Pentagon More Active in ‘Green’ Energy than the Energy Department
Lachlan Markay /
According to a new report on financial waste in the Department of Defense, the Pentagon initiated more renewable energy projects in 2010 – the year measured – than any other federal agency, including the Energy Department and the Environmental Protection Agency.
Those findings are detailed in a report (embedded below) released Thursday by Sen. Tom Coburn (R-OK) highlighting Defense programs that are wasteful, duplicative, or superfluous.
Corburn reports:
The federal government launched 679 renewable energy initiatives in 2010 including those at the Department of Energy. The Department of Defense accounted for 116 initiatives,
more than any other department or agency. By contrast, DOE started less than 100.
The report also includes this chart:
Coburn notes that while the GAO study that forms the basis of those numbers did not determine whether the projects in question were “wasteful or redundant,”
there is a lack of information about the projects. “The wide range of federal activities related to renewable energy and the recent increase in these efforts have raised congressional concerns about the number of agencies implementing such activities, as well as the roles of agencies responsible for regulating and providing funding to various segments of the renewable energy industry,” according to GAO.
“There is currently no comprehensive inventory of which federal agencies are implementing renewable energy-related initiatives and the types of initiatives they are implementing. In light of efforts to balance the federal budget and target spending on activities that will most effectively meet national needs, the lack of available information on agencies’ renewable energy initiatives has further raised congressional concerns about the ability to identify whether efforts are fragmented, duplicative, or operating at cross-purposes.”

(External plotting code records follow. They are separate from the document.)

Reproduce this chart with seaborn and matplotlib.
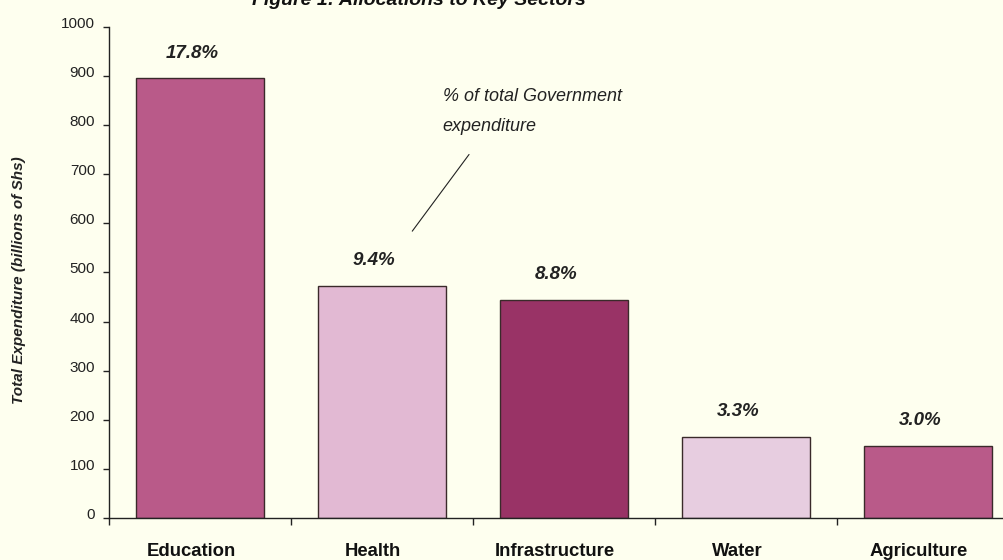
import matplotlib
matplotlib.use("Agg")
from matplotlib import pyplot as plt
from matplotlib.transforms import ScaledTranslation
import pandas as pd
import seaborn as sns

# values
sectors = ['Education', 'Health', 'Infrastructure', 'Water', 'Agriculture']
spending = [895, 473, 444, 166, 148]
share_labels = ['17.8%', '9.4%', '8.8%', '3.3%', '3.0%']
bar_colors = ['#B95A89', '#E2B9D3', '#993366', '#E7CDE0', '#B95A89']
y_ticks = [0, 100, 200, 300, 400, 500, 600, 700, 800, 900, 1000]

bg = '#FEFFEF'
df = pd.DataFrame({'sector': sectors, 'spend': spending})

sns.set_style('white')
plt.rcParams['font.family'] = ['Liberation Sans', 'DejaVu Sans']

fig = plt.figure(figsize=(10.04, 5.6), dpi=100, facecolor=bg)
ax = fig.add_axes([0.1086, 0.0745, 0.9064, 0.8779])
ax.set_facecolor(bg)

sns.barplot(data=df, x='sector', y='spend', hue='sector', palette=bar_colors,
            saturation=1, width=0.70, edgecolor='#3a2a2a', linewidth=1,
            legend=False, ax=ax)

ax.set_xlim(-0.5, 4.5)
ax.set_ylim(0, 1000)
ax.set_yticks(y_ticks)
ax.set_yticklabels([str(t) for t in y_ticks], fontsize=11, color='#222222')
ax.set_xticks([i - 0.5 for i in range(len(sectors))])
ax.set_xticklabels([''] * len(sectors))
ax.tick_params(axis='x', direction='out', length=5, width=1, color='#222222', bottom=True)
ax.tick_params(axis='y', direction='out', length=4.5, width=1, pad=5.5,
               color='#222222', left=True)
# tick labels sit a little above their ticks in the original
for tick in ax.yaxis.get_major_ticks():
    tick.label1.set_transform(tick.label1.get_transform()
                              + ScaledTranslation(0, 0.045, fig.dpi_scale_trans))

for i, s in enumerate(sectors):
    ax.text(i - 0.05, -68, s, ha='center', va='center', fontsize=13.3,
            fontweight='bold', color='#111111')

for side in ['top', 'right']:
    ax.spines[side].set_visible(False)
for side in ['left', 'bottom']:
    ax.spines[side].set_color('#222222')
    ax.spines[side].set_linewidth(1)

ax.set_xlabel('')
ax.set_ylabel('Total Expenditure (billions of Shs)', fontsize=11, fontstyle='italic',
              fontweight='bold', color='#222222')
ax.yaxis.set_label_coords(-0.091, 0.485)

for i, (v, lab) in enumerate(zip(spending, share_labels)):
    ax.text(i - 0.045, v + 51, lab, ha='center', va='center', fontsize=13.5,
            fontstyle='italic', fontweight='bold', color='#222222')

ax.text(1.333, 857, '% of total Government', ha='left', va='center', fontsize=13,
        fontstyle='italic', color='#222222')
ax.text(1.333, 796, 'expenditure', ha='left', va='center', fontsize=13,
        fontstyle='italic', color='#222222')
ax.plot([1.166, 1.478], [584, 740], color='#222222', linewidth=0.8)

fig.text(0.417, 0.991, 'Figure 1: Allocations to Key Sectors', ha='center', va='baseline',
         fontsize=14, fontweight='bold', fontstyle='italic', color='#111111')

fig.savefig('out.png', dpi=100, facecolor=bg)
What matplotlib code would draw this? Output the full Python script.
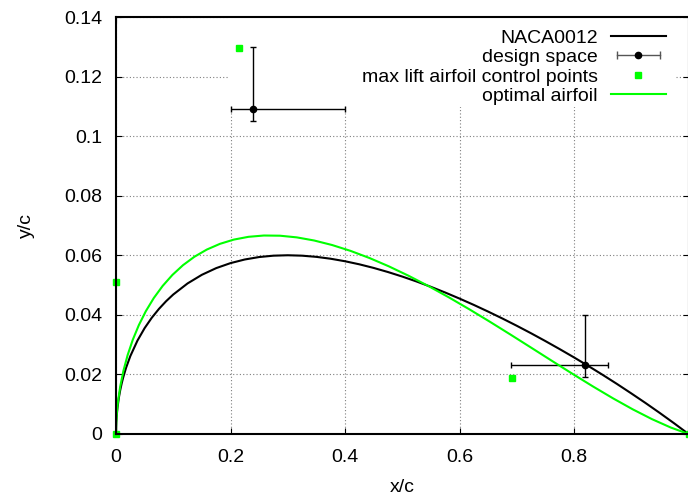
import matplotlib
matplotlib.use("Agg")
import matplotlib.pyplot as plt
from matplotlib.lines import Line2D
from matplotlib.patches import Rectangle
from matplotlib.legend_handler import HandlerLine2D, HandlerTuple
from matplotlib.ticker import FuncFormatter

plt.rcParams['font.family'] = ['Liberation Sans', 'DejaVu Sans']

# NACA0012 upper surface (x/c, y/c)
naca_x = [0.0, 0.0005, 0.001, 0.0025, 0.005, 0.0075, 0.01, 0.0125, 0.0175, 0.025, 0.0375,
          0.05, 0.0625, 0.075, 0.0875, 0.1, 0.125, 0.15, 0.175, 0.2, 0.225, 0.25, 0.275,
          0.3, 0.325, 0.35, 0.375, 0.4, 0.425, 0.45, 0.475, 0.5, 0.525, 0.55, 0.575, 0.6,
          0.625, 0.65, 0.675, 0.7, 0.725, 0.75, 0.775, 0.8, 0.825, 0.85, 0.875, 0.9,
          0.925, 0.95, 0.975, 1.0]
naca_y = [0.0, 0.00395, 0.00556, 0.00872, 0.01221, 0.01485, 0.01704, 0.01894, 0.02218,
          0.02615, 0.03137, 0.03555, 0.03903, 0.04200, 0.04458, 0.04683, 0.05055, 0.05345,
          0.05569, 0.05737, 0.05859, 0.05941, 0.05987, 0.06001, 0.05987, 0.05947, 0.05884,
          0.05800, 0.05697, 0.05576, 0.05438, 0.05286, 0.05120, 0.04941, 0.04750, 0.04547,
          0.04334, 0.04110, 0.03877, 0.03634, 0.03382, 0.03120, 0.02850, 0.02572, 0.02284,
          0.01987, 0.01681, 0.01364, 0.01040, 0.00704, 0.00358, 0.0]

# optimal airfoil (x/c, y/c)
opt_x = [0.0, 0.000129, 0.000515, 0.00158, 0.003226, 0.007292, 0.012991, 0.020334,
         0.02932, 0.03994, 0.052185, 0.066041, 0.081485, 0.098494, 0.117039, 0.137089,
         0.158602, 0.181537, 0.205849, 0.231485, 0.258388, 0.286498, 0.31575, 0.346074,
         0.377396, 0.409637, 0.44272, 0.476538, 0.511018, 0.546056, 0.581551, 0.617399,
         0.653485, 0.689696, 0.725913, 0.762012, 0.797864, 0.833335, 0.868287, 0.90258,
         0.936064, 0.96859, 1.0]
opt_y = [0.0, 0.002055, 0.004139, 0.007305, 0.010507, 0.015878, 0.021233, 0.026507,
         0.031639, 0.036574, 0.041262, 0.045656, 0.049713, 0.053399, 0.056679, 0.059525,
         0.061919, 0.063838, 0.065269, 0.066203, 0.066638, 0.066573, 0.066013, 0.064967,
         0.06345, 0.061483, 0.059086, 0.056291, 0.053128, 0.049636, 0.04586, 0.041844,
         0.037638, 0.033303, 0.028897, 0.024488, 0.020143, 0.015941, 0.01196, 0.008284,
         0.005001, 0.002207, 0.0]

# max lift airfoil control points
ctrl_x = [0.0, 0.0, 0.214, 0.692, 1.0]
ctrl_y = [0.0, 0.051, 0.1295, 0.0188, 0.0]

# design space: centre, x range, y range
ds_x = [0.24, 0.82]
ds_y = [0.109, 0.023]
ds_xlo = [0.20, 0.69]
ds_xhi = [0.40, 0.86]
ds_ylo = [0.105, 0.019]
ds_yhi = [0.130, 0.040]

xticks = [0, 0.2, 0.4, 0.6, 0.8]
yticks = [0, 0.02, 0.04, 0.06, 0.08, 0.1, 0.12, 0.14]
labels = ['NACA0012', 'design space', 'max lift airfoil control points', 'optimal airfoil']

W, H = 688, 496
fig = plt.figure(figsize=(W/100, H/100), dpi=100)
ax = fig.add_axes([116/W, 1-434/H, (688.5-116)/W, (434-17)/H])

ax.plot(naca_x, naca_y, color='black', lw=1.5, zorder=3, clip_on=False,
        solid_joinstyle='round')

xerr = [[c - lo for c, lo in zip(ds_x, ds_xlo)], [hi - c for c, hi in zip(ds_x, ds_xhi)]]
yerr = [[c - lo for c, lo in zip(ds_y, ds_ylo)], [hi - c for c, hi in zip(ds_y, ds_yhi)]]
ax.errorbar(ds_x, ds_y, xerr=xerr, yerr=yerr, fmt='o', color='black', ms=4.5,
            elinewidth=1.0, capsize=2.5, capthick=1.0, zorder=4)

ax.plot(ctrl_x, ctrl_y, 's', color='#00ff00', ms=5, zorder=4.5, clip_on=False, lw=0)
ax.plot(opt_x, opt_y, color='#00ff00', lw=1.5, zorder=5, clip_on=False,
        solid_joinstyle='round')

ax.set_xlim(0, 1)
ax.set_ylim(0, 0.14)
ax.set_xticks(xticks)
ax.set_yticks(yticks)
fmt = FuncFormatter(lambda v, p: ('%g' % round(v, 4)))
ax.xaxis.set_major_formatter(fmt)
ax.yaxis.set_major_formatter(fmt)
ax.tick_params(direction='in', length=4, width=0.8, top=True, right=True,
               labelsize=14, colors='black')
ax.tick_params(axis='y', pad=10)
ax.tick_params(axis='x', pad=11)
for s in ax.spines.values():
    s.set_linewidth(1.5)
    s.set_zorder(6)

ax.grid(True, color='#7f7f7f', linestyle=(0, (1, 2)), lw=0.8)
ax.set_axisbelow(True)

ax.set_xlabel('x/c', fontsize=14, labelpad=9)
ax.set_ylabel('y/c', fontsize=14, labelpad=21)

# opaque key box (as gnuplot draws it)
ax.add_patch(Rectangle((228/W, 1-107/H), (676-228)/W, (107-17)/H,
                       transform=fig.transFigure, facecolor='white',
                       edgecolor='none', zorder=1))

# legend handles
h_naca = Line2D([], [], color='black', lw=1.5)
h_cap = Line2D([], [], color='#555555', lw=1.0, marker='|', ms=6, mew=1.0)
h_dot = Line2D([], [], color='black', lw=0, marker='o', ms=4.5)
h_ctrl = Line2D([], [], color='#00ff00', lw=0, marker='s', ms=5)
h_opt = Line2D([], [], color='#00ff00', lw=1.5)

leg = ax.legend([h_naca, (h_cap, h_dot), h_ctrl, h_opt], labels,
                handler_map={tuple: HandlerTuple(ndivide=1),
                             h_cap: HandlerLine2D(numpoints=2),
                             h_dot: HandlerLine2D(numpoints=1),
                             h_ctrl: HandlerLine2D(numpoints=1)},
                loc='upper right', bbox_to_anchor=(666/W, 1-29/H),
                bbox_transform=fig.transFigure,
                markerfirst=False, fontsize=14, frameon=False,
                handlelength=2.83, handletextpad=0.67, labelspacing=0.1,
                borderpad=0, borderaxespad=0)
leg.set_zorder(2)
for t in leg.get_texts():
    t.set_ha('right')

fig.savefig('out.png', dpi=100)
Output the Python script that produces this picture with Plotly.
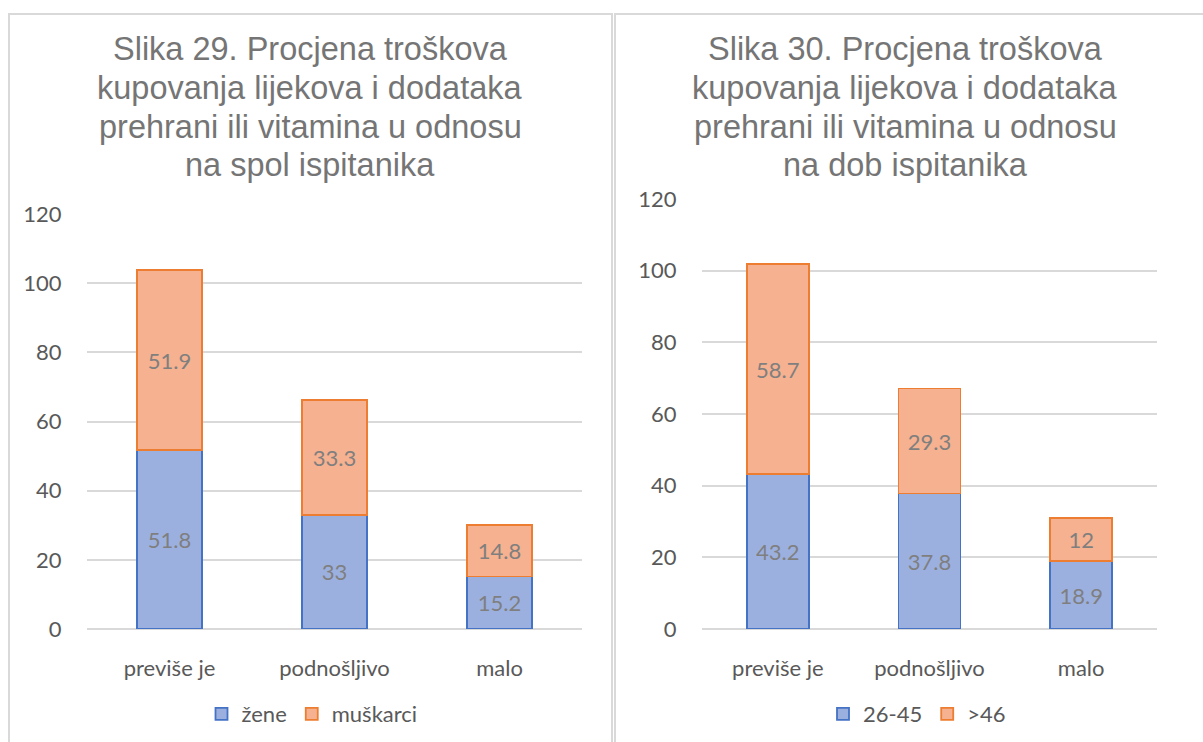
import plotly.graph_objects as go

categories = ["previše je", "podnošljivo", "malo"]

# Slika 29 - spol
zene = [51.8, 33, 15.2]
muskarci = [51.9, 33.3, 14.8]

# Slika 30 - dob
dob_26_45 = [43.2, 37.8, 18.9]
dob_46 = [58.7, 29.3, 12]

title_1 = ["Slika 29. Procjena troškova", "kupovanja lijekova i dodataka",
           "prehrani ili vitamina u odnosu", "na spol ispitanika"]
title_2 = ["Slika 30. Procjena troškova", "kupovanja lijekova i dodataka",
           "prehrani ili vitamina u odnosu", "na dob ispitanika"]

W, H = 1203, 742
BLUE_FILL, BLUE_LINE = "#9cb0df", "#4472c4"
ORANGE_FILL, ORANGE_LINE = "#f5b190", "#ed7d31"
GRID = "#d9d9d9"
TICK = "#595959"
LABEL = "#7f7f7f"
TFONT = "Lato"


def px(x):
    return x / W


def py(y):
    return 1 - y / H


fig = go.Figure()

label_font = dict(family=TFONT, size=22, color=LABEL)


def bar(x, y, name, fill, line, xa, ya, leg, w):
    return go.Bar(x=x, y=y, name=name, xaxis=xa, yaxis=ya,
                  marker=dict(color=fill, line=dict(color=line, width=1.8)),
                  text=y, textposition="inside", insidetextanchor="middle",
                  textfont=label_font, legend=leg, width=w)


fig.add_trace(bar(categories, zene, "žene", BLUE_FILL, BLUE_LINE, "x", "y", "legend", 0.39))
fig.add_trace(bar(categories, muskarci, "muškarci", ORANGE_FILL, ORANGE_LINE, "x", "y", "legend", 0.39))
fig.add_trace(bar(categories, dob_26_45, "26-45", BLUE_FILL, BLUE_LINE, "x2", "y2", "legend2", 0.41))
fig.add_trace(bar(categories, dob_46, ">46", ORANGE_FILL, ORANGE_LINE, "x2", "y2", "legend2", 0.41))

xcommon = dict(showgrid=False, showline=False, zeroline=False, automargin=False,
               ticks="outside", ticklen=20, tickcolor="rgba(0,0,0,0)",
               tickfont=dict(family=TFONT, size=22, color=TICK))
ycommon = dict(range=[0, 120], dtick=20, showgrid=True, gridcolor=GRID, gridwidth=1.5,
               zeroline=True, zerolinecolor=GRID, zerolinewidth=1.5, showline=False,
               automargin=False, ticks="outside", ticklen=20, tickcolor="rgba(0,0,0,0)",
               tickfont=dict(family=TFONT, size=22, color=TICK))

title_font = dict(family="Liberation Sans", size=32.5, color="#757575")

legend_common = dict(orientation="h", yanchor="middle", xanchor="center",
                     font=dict(family=TFONT, size=22, color=TICK),
                     bgcolor="rgba(0,0,0,0)", itemwidth=30, traceorder="normal")

annotations = []
line_y = [49, 88, 127, 165]
for cx, lines in ((310, title_1), (905, title_2)):
    for ly, txt in zip(line_y, lines):
        annotations.append(dict(text=txt, xref="paper", yref="paper", x=px(cx), y=py(ly),
                                xanchor="center", yanchor="middle", showarrow=False,
                                font=title_font))

fig.update_layout(
    width=W, height=H,
    margin=dict(l=0, r=0, t=0, b=0, autoexpand=False),
    paper_bgcolor="white", plot_bgcolor="white",
    barmode="stack",
    xaxis=dict(domain=[px(87), px(582)], anchor="y", **xcommon),
    yaxis=dict(domain=[py(629), py(214)], anchor="x", **ycommon),
    xaxis2=dict(domain=[px(702), px(1157)], anchor="y2", **xcommon),
    yaxis2=dict(domain=[py(629), py(199)], anchor="x2", **ycommon),
    legend=dict(x=px(312), y=py(714), **legend_common),
    legend2=dict(x=px(917), y=py(714), **legend_common),
    shapes=[
        dict(type="rect", xref="paper", yref="paper", x0=px(9), x1=px(612),
             y0=-0.05, y1=py(14), line=dict(color=GRID, width=2)),
        dict(type="rect", xref="paper", yref="paper", x0=px(615), x1=1.05,
             y0=-0.05, y1=py(14), line=dict(color=GRID, width=2)),
    ],
    annotations=annotations,
)

fig.write_html("out.html", config={"displayModeBar": False},
               post_script="document.body.style.margin='0';")
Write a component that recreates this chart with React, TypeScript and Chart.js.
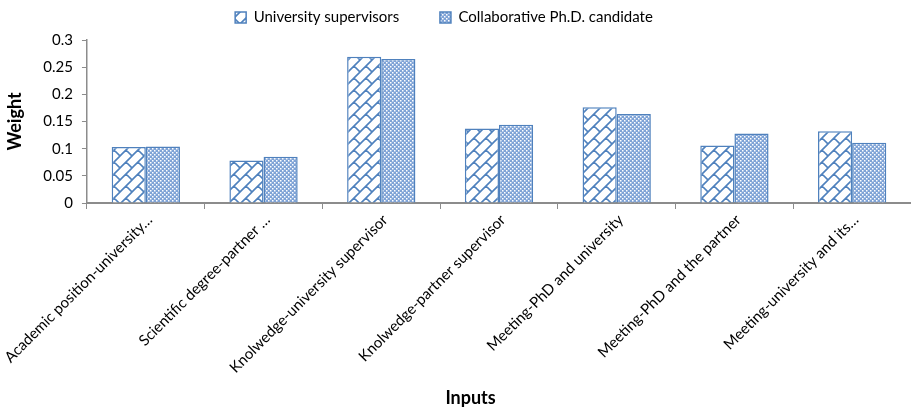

Coburn concludes that DoD “should be forced to explain in detail how these programs should not be primarily funded and administered by the Department of Energy.”
The military’s “green” push, noted Heritage’s Jack Spencer in a 2011 report on the effort, “needlessly bleeds scarce resources away from core missions to advance a political agenda is untenable.”
The Pentagon and the environmental movement seem to have found common cause by linking America’s national security to the basic tenets of the President’s green agenda. The DOD bureaucracy benefits by securing resources to engage in climate change and alternative energy research, and the green movement benefits by keeping its agenda alive. Unfortunately, there are real costs for national security, energy technology, the taxpayer, and the American consumer.